Aleinikoff: I’m not sure we’ll ever agree on a full, cohesive narrative. What we have to do is be willing to live with a pluralism of narratives that can all tell different parts of a story. We’re not a melting pot: we’re a multicultural society with many understandings of who we are and how we got here. What we should be working against is a single narrative that suppresses and disrespects the stories of others. 

Délano Alonso: It’s more about recognizing what has been excluded, what has been invisibilized, and the cost that has in terms of oppression. One of the chapters I really like, by Maggie Loredo and Jill Anderson, puts forward this idea of larger stories that shelter the complexities and contradictions, that make space for connections and common ground across different experiences and struggles. We can see some of these openings  in different spaces and practices documented in the book. In my chapter, I draw some of these examples from my experiences living in  Queens. I end with a Walt Whitman quote about the United States as “the greatest poem.” I took out “the greatest,” which has an imperial ring, but I find it helpful to think of any national myth as a poem with a lot of space for interpretation—space for other voices to enter the conversation, silences that can be filled with new things or change over time. 
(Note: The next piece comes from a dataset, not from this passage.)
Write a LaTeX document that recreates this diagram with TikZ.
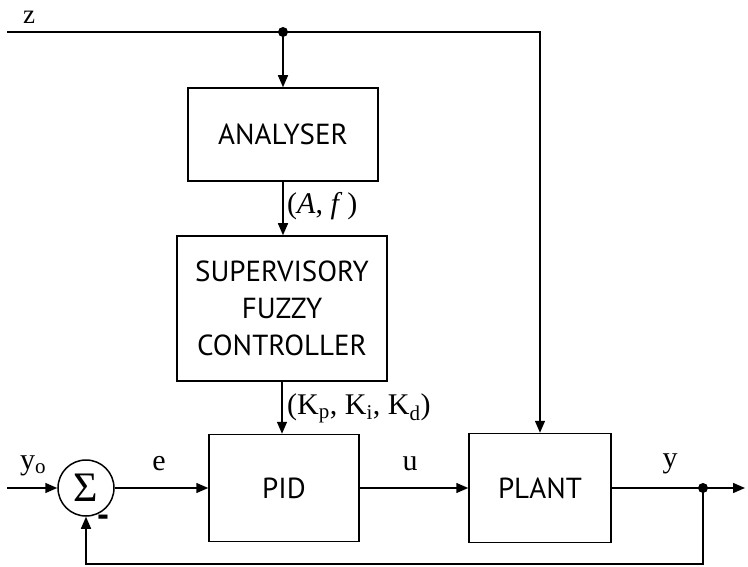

Aleinikoff: It’s such a lovely use of the Whitman quote. And there’s another well-known Whitman phrase: “Do I contradict myself? Very well then, I contradict myself. I am large and contain multitudes.” A number of chapters (including those by Justin Gest, and Eboo Patel and Neil Agarwal) address the issue of how the nation continues to try to render some groups in “white.” Patel’s chapter shows that Muslim symbols and myths can be at the core of our understanding of the US as well. We can move from being a Christian nation to one that includes a Judeo-Christian ethic, and now the Abrahamic religions, while still being America.

Griffin: A common thing that I hear from students and colleagues is the idea that no just, fair, or equal country can be built on a history of discrimination and exclusion. It’s always a bit disheartening to hear them say that there’s no way that this country can be better. How would you respond to that idea? If a student picked up this book tomorrow, would you hope that they would walk away with a different answer?

Aleinikoff: I think that’s wrong, because however poorly something started, it doesn’t mean it can’t be improved. You learn the lessons of the past: you learn that slavery was wrong. You learn that pushing people off land was wrong. You learn that deporting people was wrong. And you make changes. But the idea that something started wrong doesn’t mean it can’t ever be right. Every country started with some wrongs, in the sense that they were all based on some kind of inclusive story to justify the occupation of some piece of land. The goal is to make it better: to create a more perfect union. 

Délano Alonso: I would hope that readers come up with inspiration and ideas of what is possible and what we can each do in the face of an issue that is so complex, challenging and, at times, overwhelming. There are a lot of examples here from people who have thought about these questions very deeply and who have lived these experiences and developed pathways for resistance, pathways for change—without any romantic ideal that “everything’s going to be great.” There will always be violence and forms of oppression and discrimination. And the question is how we identify them, how we explain them and respond to them, recognizing what is at stake for all.